To create a PDF with this name you can do the following:
# Create a pdf device
pdf(paste(file_name, script_name, "spd", date, "pdf", sep = "."))
# Plot as many things as needed
plot(DK.spd)
# Then close the device. Done!
dev.off()
You can use this template as a starting point for your script:
# Loading required libraries
library(rcarbon)
library(ggplot2)
# Grabbing command line arguments
args <- commandArgs(trailingOnly = TRUE)
no_trailing_args <- commandArgs(trailingOnly = FALSE)
# We need the script name to create the output file
script_name_index <- which(grepl("^--file=", no_trailing_args))
script_name <- sub("^--file=", "", no_trailing_args[script_name_index])
script_name <- sub("\\.r$", "", basename(script_name))
# Default values for if config is missing
confidence_interval <- 0.95
step <- 5
value <- "Everything"
# Function to grab values from the config file based on the line they are on
# Example config:
# step=10
# confidence=0.9
# column=
# value=
# script=radiocarbon.r
#
# get_value(1) would give us 10 (step)
# get_value(3) would give us NA (there's no column)
get_value <- function(i) {
v <- strsplit(config[[i, 1]], "=")[[1]][2]
return(v)
}
# Argument handling
if (length(args) == 0) {
stop("At least one argument must be supplied (input file).csv", call. = FALSE)
} else if (length(args) == 1) {
stop("CAREFUL: No output file specified.", call = FALSE)
} else if (length(args) == 2) {
print("No config file specified. Using default values. (Confidence Interval -> 0.95, Step -> 5 years, No Filtering)")
} else if (length(args) == 3) {
print("All arguments specified.")
config <- read.delim2(args[[3]], header = FALSE, sep = "\n")
# Grab step and confidence from the config (could be NA)
step_cfg <- get_value(1)
confidence_interval_cfg <- get_value(2)
# Checking if they are present
if (is.na(step_cfg)) {
print("No Step Interval specified, using default value")
} else {
step <- as.numeric(step_cfg)
}
if (is.na(confidence_interval_cfg)) {
print("No Confidence Interval specified, using default value")
} else {
confidence_interval <- as.numeric(confidence_interval_cfg)
}
print(paste("Confidence Interval ->", confidence_interval, ", Step ->", step, "years"))
print("Starting...")
}
# The filename is the name of the input file without its extension
file_name <- sub("\\.csv$", "", basename(args[1]))
# Pretty date formatting
date <- format(Sys.time(), "%d-%m-%Y@%H:%M:%S")

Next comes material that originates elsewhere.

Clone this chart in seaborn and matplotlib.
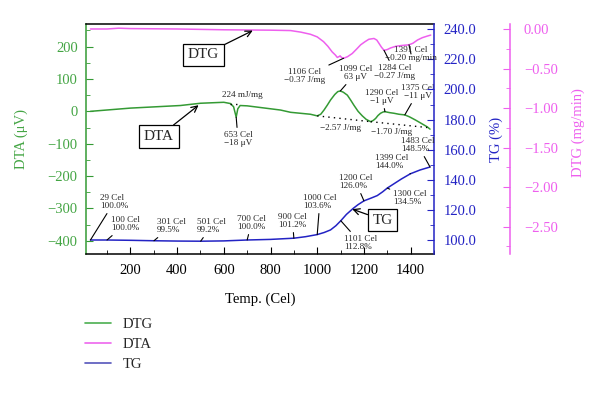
import numpy as np
import pandas as pd
import matplotlib
matplotlib.use("Agg")
import matplotlib.pyplot as plt
import seaborn as sns
from matplotlib.lines import Line2D
from matplotlib.ticker import MultipleLocator, FuncFormatter

# ---------------- data ----------------
dta_temp = [29, 200, 414, 500, 600, 629, 642, 653, 660, 670, 700, 843, 886, 971,
            1000, 1015, 1029, 1043, 1057, 1075, 1088, 1099, 1112, 1129, 1143, 1157,
            1175, 1193, 1210, 1229, 1240, 1250, 1260, 1271, 1282, 1290, 1310, 1329,
            1350, 1375, 1395, 1421, 1445, 1471, 1483]
dta_val = [0, 10, 18, 25, 28, 24, 14, -18, 8, 18, 17, 4, -3, -9,
           -14, -9, 4, 19, 35, 52, 61, 63, 59, 50, 35, 19,
           0, -14, -25, -32, -28, -22, -13, -6, -2, -1, -4, -6,
           -9, -11, -17, -27, -37, -48, -55]

dtg_temp = [29, 100, 150, 200, 400, 600, 800, 886, 930, 971, 1000, 1027, 1046, 1064,
            1078, 1086, 1093, 1098, 1104, 1113, 1130, 1150, 1170, 1186, 1205, 1221,
            1243, 1255, 1264, 1275, 1286, 1300, 1314, 1335, 1357, 1393, 1410, 1429,
            1450, 1471, 1486]
dtg_val = [0.0, 0.0, 0.01, 0.005, 0.0, -0.01, -0.015, -0.02, -0.04, -0.067, -0.10,
           -0.16, -0.22, -0.29, -0.33, -0.36, -0.35, -0.34, -0.36, -0.37, -0.35,
           -0.31, -0.25, -0.20, -0.16, -0.13, -0.12, -0.14, -0.18, -0.23, -0.27,
           -0.26, -0.24, -0.22, -0.21, -0.20, -0.18, -0.14, -0.11, -0.09, -0.077]

tg_temp = [29, 100, 200, 301, 400, 501, 600, 700, 800, 900, 950, 1000, 1030, 1057,
           1080, 1101, 1125, 1154, 1175, 1200, 1230, 1257, 1280, 1300, 1330, 1360,
           1399, 1440, 1483]
tg_val = [100.0, 100.0, 99.8, 99.5, 99.3, 99.2, 99.4, 100.0, 100.4, 101.2, 102.2,
          103.6, 105.0, 106.7, 109.5, 112.8, 117.0, 121.0, 123.5, 126.0, 127.8,
          129.5, 132.0, 134.5, 137.5, 140.5, 144.0, 146.5, 148.5]

# dotted DTA baselines
base1_temp = [1000, 1229]
base1_val = [-14, -32]
base2_temp = [1229, 1471]
base2_val = [-32, -50]
base3_temp = [625, 675]
base3_val = [24, 24]

temp_ticks = [200, 400, 600, 800, 1000, 1200, 1400]
dta_ticks = [-400, -300, -200, -100, 0, 100, 200]
tg_ticks = [100, 120, 140, 160, 180, 200, 220, 240]
dtg_ticks = [0.0, -0.5, -1.0, -1.5, -2.0, -2.5]

legend_labels = ["DTG", "DTA", "TG"]

# TG point annotations: (temp, value, label)
tg_notes = [(29, 100.0, "29 Cel\n100.0%"), (100, 100.0, "100 Cel\n100.0%"),
            (301, 99.5, "301 Cel\n99.5%"), (501, 99.2, "501 Cel\n99.2%"),
            (700, 100.0, "700 Cel\n100.0%"), (900, 101.2, "900 Cel\n101.2%"),
            (1000, 103.6, "1000 Cel\n103.6%"), (1101, 112.8, "1101 Cel\n112.8%"),
            (1200, 126.0, "1200 Cel\n126.0%"), (1300, 134.5, "1300 Cel\n134.5%"),
            (1399, 144.0, "1399 Cel\n144.0%"), (1483, 148.5, "1483 Cel\n148.5%")]
tg_note_pos = [(100, 202), (111, 224), (157, 226), (197, 226), (237, 223), (278, 221),
               (303, 202), (344, 243), (339, 182), (393, 198), (375, 162), (401, 145)]

dta_notes = [(653, -18, "653 Cel\n\u221218 \u03bcV"), (1099, 63, "1099 Cel\n63 \u03bcV"),
             (1290, -1, "1290 Cel\n\u22121 \u03bcV"), (1375, -11, "1375 Cel\n\u221211 \u03bcV")]
dta_note_pos = [(238, 139), (356, 73), (382, 97), (418, 92)]

dtg_notes = [(1113, -0.37, "1106 Cel\n\u22120.37 J/mg"), (1286, -0.27, "1284 Cel\n\u22120.27 J/mg"),
             (1393, -0.20, "1391 Cel\n\u22120.20 mg/min")]
dtg_note_pos = [(305, 76), (395, 72), (411, 54)]

# ---------------- style ----------------
sns.set_style("ticks")
plt.rcParams["font.family"] = ["Liberation Serif", "DejaVu Serif"]

green = "#349a34"
green_t = "#44a544"
magenta = "#ee5fee"
blue = "#2323c4"
W, H = 600, 394

fig = plt.figure(figsize=(6, 3.94), dpi=100)
ax = fig.add_axes([86 / W, 1 - 254 / H, 348 / W, 230 / H])
ax2 = ax.twinx()
ax3 = ax.twinx()
ax3.spines["right"].set_position(("axes", (510 - 86) / 348))

df_dta = pd.DataFrame({"T": dta_temp, "v": dta_val})
df_dtg = pd.DataFrame({"T": dtg_temp, "v": dtg_val})
df_tg = pd.DataFrame({"T": tg_temp, "v": tg_val})

sns.lineplot(data=df_dta, x="T", y="v", ax=ax, color=green, lw=1.1, legend=False, estimator=None)
sns.lineplot(data=df_tg, x="T", y="v", ax=ax2, color=blue, lw=1.1, legend=False, estimator=None)
sns.lineplot(data=df_dtg, x="T", y="v", ax=ax3, color=magenta, lw=1.1, legend=False, estimator=None)

for bt, bv in [(base1_temp, base1_val), (base2_temp, base2_val), (base3_temp, base3_val)]:
    ax.plot(bt, bv, color="black", lw=1.0, ls=(0, (1, 3)))

ax.set_xlim(10, 1500)
ax.set_ylim(-441, 270)
ax2.set_ylim(90.7, 243.5)
ax3.set_ylim(-2.845, 0.063)

ax.set_xticks(temp_ticks)
ax.set_yticks(dta_ticks)
ax2.set_yticks(tg_ticks)
ax3.set_yticks(dtg_ticks)
ax.xaxis.set_minor_locator(MultipleLocator(100))
ax.yaxis.set_minor_locator(MultipleLocator(50))
ax2.yaxis.set_minor_locator(MultipleLocator(10))
ax3.yaxis.set_minor_locator(MultipleLocator(0.25))
ax.yaxis.set_major_formatter(FuncFormatter(lambda v, p: f"{v:.0f}".replace("-", "\u2212")))
ax2.yaxis.set_major_formatter(FuncFormatter(lambda v, p: f"{v:.1f}"))
ax3.yaxis.set_major_formatter(FuncFormatter(lambda v, p: f"{v:.2f}".replace("-", "\u2212")))

# spines
for s in ["left", "right", "top", "bottom"]:
    ax2.spines[s].set_visible(s == "right")
    ax3.spines[s].set_visible(s == "right")
ax.spines["right"].set_visible(False)
ax.spines["left"].set_color(green)
ax.spines["top"].set_color("black")
ax.spines["bottom"].set_color("black")
ax2.spines["right"].set_color(blue)
ax3.spines["right"].set_color(magenta)
for a in (ax, ax2, ax3):
    for s in a.spines.values():
        s.set_linewidth(1.1)

ax.tick_params(axis="x", which="both", direction="in", colors="black", labelsize=10.5, pad=7)
ax.tick_params(axis="x", which="major", length=5)
ax.tick_params(axis="x", which="minor", length=3)
ax.tick_params(axis="y", which="both", direction="in", colors=green, labelcolor=green_t, labelsize=10.5, pad=6)
ax.tick_params(axis="y", which="major", length=5)
ax.tick_params(axis="y", which="minor", length=3)
ax2.tick_params(axis="y", which="both", direction="in", colors=blue, labelsize=10.5, pad=7)
ax2.tick_params(axis="y", which="major", length=5)
ax2.tick_params(axis="y", which="minor", length=3)
ax3.tick_params(axis="y", which="both", direction="in", colors=magenta, labelsize=10.5, pad=10)
ax3.tick_params(axis="y", which="major", length=5)
ax3.tick_params(axis="y", which="minor", length=3)

ax.set_xlabel("Temp. (Cel)", fontsize=10.5, color="black")
ax.xaxis.set_label_coords(0.5, -(293 - 254) / 230)
ax.set_ylabel("DTA (\u03bcV)", fontsize=10.5, color=green_t)
ax.yaxis.set_label_coords((28 - 86) / 348, 0.5)
ax2.set_ylabel("TG (%)", fontsize=10.5, color=blue)
ax2.yaxis.set_label_coords((490 - 86) / 348, 0.5)
ax3.set_ylabel("DTG (mg/min)", fontsize=10.5, color=magenta)
ax3.yaxis.set_label_coords((572 - 86) / 348, 0.53)


def fp(x, y):
    return (x / W, 1 - y / H)


lp = dict(arrowstyle="-", color="black", lw=0.8, shrinkA=0, shrinkB=0)
nfs = 6.6

for (t, v, txt), (px, py) in zip(tg_notes, tg_note_pos):
    ax2.annotate(txt, xy=(t, v), xytext=fp(px, py), textcoords="figure fraction",
                 ha="left", va="center", fontsize=nfs, linespacing=1.1, arrowprops=lp)

for (t, v, txt), (px, py) in zip(dta_notes, dta_note_pos):
    ax.annotate(txt, xy=(t, v), xytext=fp(px, py), textcoords="figure fraction",
                ha="center", va="center", fontsize=nfs, linespacing=1.1,
                multialignment="center", arrowprops=lp)

for (t, v, txt), (px, py) in zip(dtg_notes, dtg_note_pos):
    ax3.annotate(txt, xy=(t, v), xytext=fp(px, py), textcoords="figure fraction",
                 ha="center", va="center", fontsize=nfs, linespacing=1.1,
                 multialignment="center", arrowprops=lp)

fig.text(*fp(242, 95), "224 mJ/mg", ha="center", va="center", fontsize=nfs)
fig.text(*fp(341, 128), "\u22122.57 J/mg", ha="center", va="center", fontsize=nfs)
fig.text(*fp(392, 132), "\u22121.70 J/mg", ha="center", va="center", fontsize=nfs)

# boxed curve labels
bx = dict(boxstyle="square,pad=0.3", fc="white", ec="black", lw=0.9)
ap = dict(arrowstyle="->", color="black", lw=0.9, shrinkA=0, shrinkB=0)
ax3.annotate("DTG", xy=(724, -0.02), xytext=fp(203.5, 55), textcoords="figure fraction",
             ha="center", va="center", fontsize=11, bbox=bx, arrowprops=ap)
ax.annotate("DTA", xy=(492, 19), xytext=fp(159, 136.5), textcoords="figure fraction",
            ha="center", va="center", fontsize=11, bbox=bx, arrowprops=ap)
ax2.annotate("TG", xy=(1150, 120.5), xytext=fp(382.7, 220), textcoords="figure fraction",
             ha="center", va="center", fontsize=11, bbox=bx, arrowprops=ap)

handles = [Line2D([], [], color=c, lw=1.2) for c in ["#4caf50", "#ee66ee", "#5555bb"]]
fig.legend(handles, legend_labels, loc="upper left", bbox_to_anchor=fp(72, 305),
           frameon=False, fontsize=10.5, handlelength=1.75, handletextpad=0.8,
           labelspacing=0.45, borderpad=0.4)

fig.savefig("out.png", dpi=100)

# Determining the separator of the CSV file (can be ',' or ';')
first_line <- readLines(args[[1]], n = 1)
comma_count <- length(gregexpr(",", first_line)[[1]])
semicolon_count <- length(gregexpr(";", first_line)[[1]])

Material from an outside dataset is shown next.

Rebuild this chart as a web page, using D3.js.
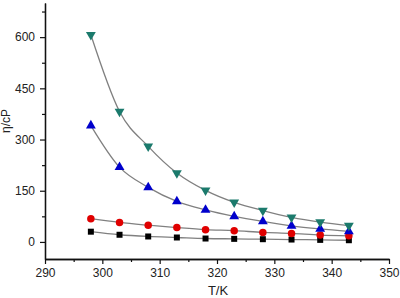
<!DOCTYPE html>
<html>
<head>
<meta charset="utf-8">
<script src="https://cdn.jsdelivr.net/npm/d3@7"></script>
<style>
body { margin: 0; background: #fff; }
text { font-family: "Liberation Sans", Arial, sans-serif; }
</style>
</head>
<body>
<script>
// temperatures (K)
var temps = [298, 303, 308, 313, 318, 323, 328, 333, 338, 343]
// viscosity series (cP)
var visc_green = [607, 382, 280, 202, 151, 116, 92, 72, 58, 48]
var visc_blue = [341, 219, 160, 119, 94, 75, 60, 47, 38, 31]
var visc_red = [68, 57, 49, 42, 36, 33, 28, 25, 20, 18]
var visc_black = [30, 21, 16, 13, 10, 9, 8, 7, 6, 5]

var x_ticks = [290, 300, 310, 320, 330, 340, 350]
var y_ticks = [0, 150, 300, 450, 600]

var width = 400, height = 298
var margin = {top: 3, right: 11, bottom: 39, left: 45}

var svg = d3.select('body').append('svg')
		.attr('width', width).attr('height', height)

var plot_w = width - margin.left - margin.right
var plot_h = height - margin.top - margin.bottom

var scale_x = d3.scaleLinear().domain([290, 350]).range([0, plot_w])
var scale_y = d3.scaleLinear().domain([-50, 700]).range([plot_h, 0])

var g = svg.append('g').attr('transform', `translate(${margin.left},${margin.top})`)

// axes
var axis_x = g.append('g').attr('transform', `translate(0,${plot_h})`)
		.call(d3.axisBottom(scale_x).tickValues(x_ticks).tickSize(5).tickPadding(4).tickSizeOuter(0))
var axis_x_minor = g.append('g').attr('transform', `translate(0,${plot_h})`)
		.call(d3.axisBottom(scale_x).tickValues(x_ticks.slice(0, -1).map(function(d) { return d + 5 }))
			.tickSize(3).tickFormat('').tickSizeOuter(0))
var axis_y = g.append('g')
		.call(d3.axisLeft(scale_y).tickValues(y_ticks).tickSize(5).tickPadding(5).tickSizeOuter(0))
var axis_y_minor = g.append('g')
		.call(d3.axisLeft(scale_y).tickValues([75, 225, 375, 525, 675]).tickSize(3).tickFormat('').tickSizeOuter(0))

;[axis_x, axis_y, axis_x_minor, axis_y_minor].forEach(function(a) {
	a.selectAll('.domain').attr('stroke', '#111').attr('stroke-width', 1.3)
	a.selectAll('line').attr('stroke', '#111').attr('stroke-width', 1.2)
	a.selectAll('text').attr('font-size', 12).attr('fill', '#222')
		.style('font-family', '"Liberation Sans", Arial, sans-serif')
})

// axis titles
svg.append('text').text('T/K')
		.attr('x', 218).attr('y', 295)
		.attr('text-anchor', 'middle').attr('font-size', 13).attr('fill', '#222')
svg.append('text').text('η/cP')
		.attr('transform', 'translate(10,121) rotate(-90)')
		.attr('text-anchor', 'middle').attr('font-size', 12).attr('fill', '#222')

var series = [
	{vals: visc_black, color: '#000000', shape: d3.symbolSquare, size: 36, rot: 0},
	{vals: visc_red, color: '#e00000', shape: d3.symbolCircle, size: 44, rot: 0},
	{vals: visc_blue, color: '#0000cc', shape: d3.symbolTriangle, size: 42, rot: 0},
	{vals: visc_green, color: '#1b7a6c', shape: d3.symbolTriangle, size: 42, rot: 180}
]

var line = d3.line()
		.x(function(d) { return scale_x(d.t) })
		.y(function(d) { return scale_y(d.v) })
		.curve(d3.curveMonotoneX)

series.forEach(function(s) {
	var pts = temps.map(function(t, i) { return {t: t, v: s.vals[i]} })
	g.append('path').datum(pts)
			.attr('d', line)
			.attr('fill', 'none')
			.attr('stroke', '#808080')
			.attr('stroke-width', 1.3)
	g.selectAll(null).data(pts).enter()
			.append('path')
			.attr('d', d3.symbol().type(s.shape).size(s.size))
			.attr('transform', function(d) {
				return `translate(${scale_x(d.t)},${scale_y(d.v)}) rotate(${s.rot})`
			})
			.attr('fill', s.color)
})
</script>
</body>
</html>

if (comma_count > semicolon_count) {
sep <- ","
} else {
sep <- ";"
}
# Read the csv with that delimiter!
c <- read.csv(args[[1]], sep = sep, stringsAsFactors = FALSE)
# Lets apply the filtering, if it is specified
if (length(args) == 3) {
column <- get_value(3)
value <- get_value(4)
if (is.na(column) || is.na(value)) {
print("No subsetting applied")
} else {
print(paste("Filtering on column:", column, "with value:", value))
c <- subset(c, c[[column]] == value)
}
}
# Check if the subsetting returned any values
if (nrow(c) == 0) {
stop("CAREFUL: No values match the subsetting provided.")
}
# We are good to go!
You can add custom parameters to the config file.
For example, if you want to add a maximum age filter (max_age
), you can do so by adding max_age=8000
to the end of the config file and retrieving it with:
max_age_cfg <- get_value(5)
Warning
These additional values are currently not shown on the website.